En somme, les libéraux ne sont peut-être pas encore morts. La carrière politique de Jean Charest est faite de rebondissements. À plus d’une reprise, il a su revenir du purgatoire, parfois de l’enfer, et briller à nouveau pour être premier au bon moment. Est-ce possible encore cette fois-ci? Difficile de le croire, même si la colère, notamment celle des pétitionnaires, peut évidemment se résorber ! Par ailleurs, les libéraux pourraient provoquer un virage en leur sein en lançant une course à la direction. Certaines figures salvatrices, venant de l’extérieur de la scène politique, voudront cependant attendre, croyant que la défaite est inévitable et qu’un « chef transitionnel » doit avaler la défaite.

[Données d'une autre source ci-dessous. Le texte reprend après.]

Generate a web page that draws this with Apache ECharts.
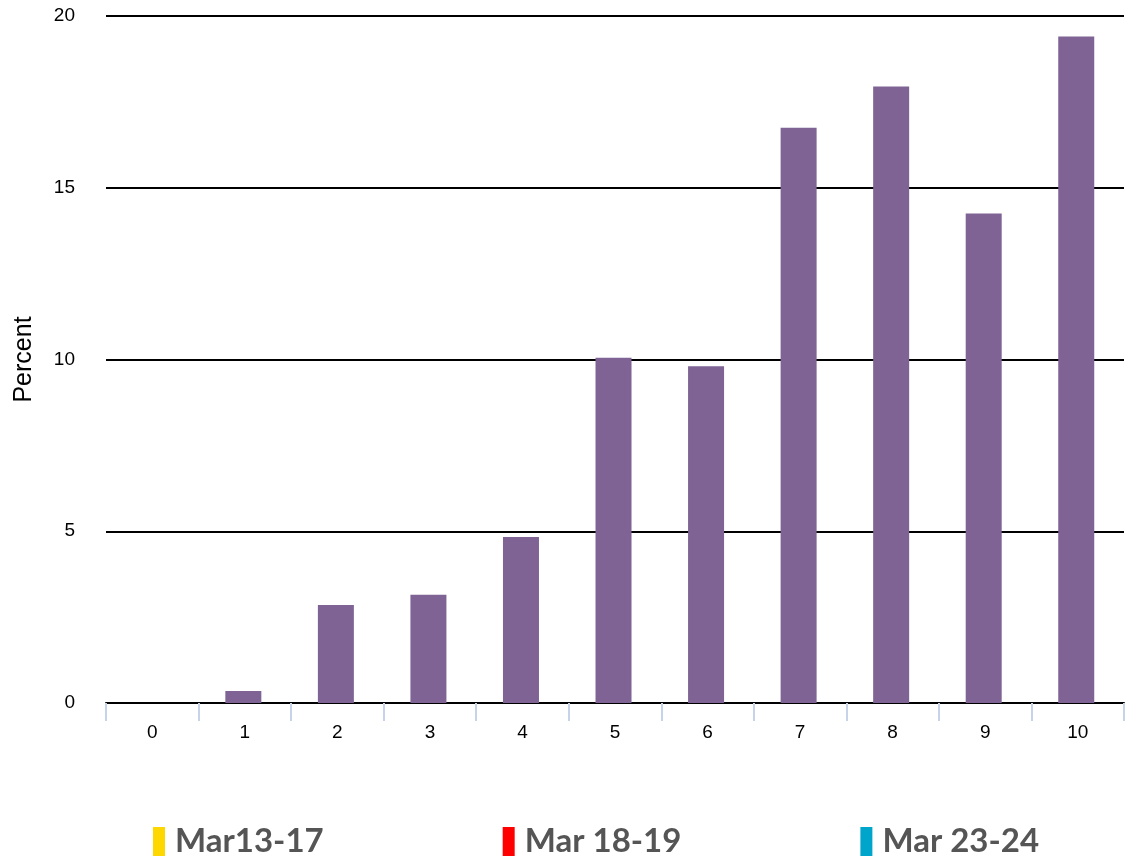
<!DOCTYPE html>
<html>
<head>
<meta charset="utf-8">
<script src="https://cdn.jsdelivr.net/npm/echarts@6/dist/echarts.min.js"></script>
<style>
  html, body { margin: 0; padding: 0; background: #fff; }
  #main { width: 1127px; height: 861px; }
</style>
</head>
<body>
<div id="main"></div>
<script>
// 数据
var categories = ['0', '1', '2', '3', '4', '5', '6', '7', '8', '9', '10']
var percents = [0, 0.35, 2.85, 3.15, 4.83, 10.05, 9.8, 16.75, 17.95, 14.25, 19.4]
var legendNames = ['Mar13-17', 'Mar 18-19', 'Mar 23-24']
var legendColors = ['#FFD700', '#FF0000', '#00A5CC']

var element = document.querySelector('#main')
var chart = echarts.init(element)

// 图例用的空系列
var legendSeries = legendNames.map((name, i) => {
    return {
        name: name,
        type: 'bar',
        data: [],
        itemStyle: { color: legendColors[i] },
    }
})

chart.setOption({
    animation: false,
    grid: {
        left: 106,
        right: 3,
        top: 16,
        bottom: 158,
        outerBoundsMode: 'none',
    },
    legend: {
        data: legendNames,
        left: 153,
        top: 825,
        padding: 0,
        icon: 'rect',
        itemWidth: 12,
        itemHeight: 29,
        itemGap: 179,
        textStyle: {
            fontFamily: 'Lato',
            fontWeight: 'bold',
            fontSize: 33,
            color: '#555555',
            padding: [0, 0, 0, 5],
        },
    },
    xAxis: {
        type: 'category',
        data: categories,
        axisLine: { lineStyle: { color: '#000', width: 2 } },
        axisTick: {
            show: true,
            length: 18,
            lineStyle: { color: '#C6D3EA', width: 2 },
        },
        axisLabel: {
            margin: 20,
            fontFamily: 'Liberation Sans',
            fontSize: 19,
            color: '#000',
        },
    },
    yAxis: {
        type: 'value',
        min: 0,
        max: 20,
        interval: 5,
        name: 'Percent',
        nameLocation: 'middle',
        nameGap: 69,
        nameTextStyle: {
            fontFamily: 'Liberation Sans',
            fontSize: 25,
            color: '#000',
        },
        axisLine: { show: false },
        axisTick: { show: false },
        axisLabel: {
            margin: 31,
            fontFamily: 'Liberation Sans',
            fontSize: 19,
            color: '#000',
        },
        splitLine: { lineStyle: { color: '#000', width: 1.8 } },
    },
    series: [
        {
            name: 'Percent',
            type: 'bar',
            data: percents,
            barWidth: 36,
            barGap: '-100%',
            itemStyle: { color: '#7E6394' },
        },
    ].concat(legendSeries),
})
</script>
</body>
</html>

La difficulté à scénariser la suite s’explique par l’incroyable volatilité de l’opinion publique québécoise. Celle-ci, depuis au moins cinq ans, est sujette à des changements d’allégeance. C’est généralement le signe que le système politique est traversé par un réalignement et qu’il cherche un nouvel équilibre autour d’enjeux pressants pour l’avenir. Ainsi, le débat constitutionnel qui a longtemps structuré la compétition des partis et organisé les clivages de l’opinion publique semble être sérieusement concurrencé par le débat plus habituel des sociétés occidentales, soit celui opposant la droite et la gauche. Si tel était le cas, le Québec se « normaliserait » à travers ce processus. Entre-temps, dans cette « drôle » d’époque, il n’est pas étonnant que les uns et les autres se promènent comme des poules étêtées.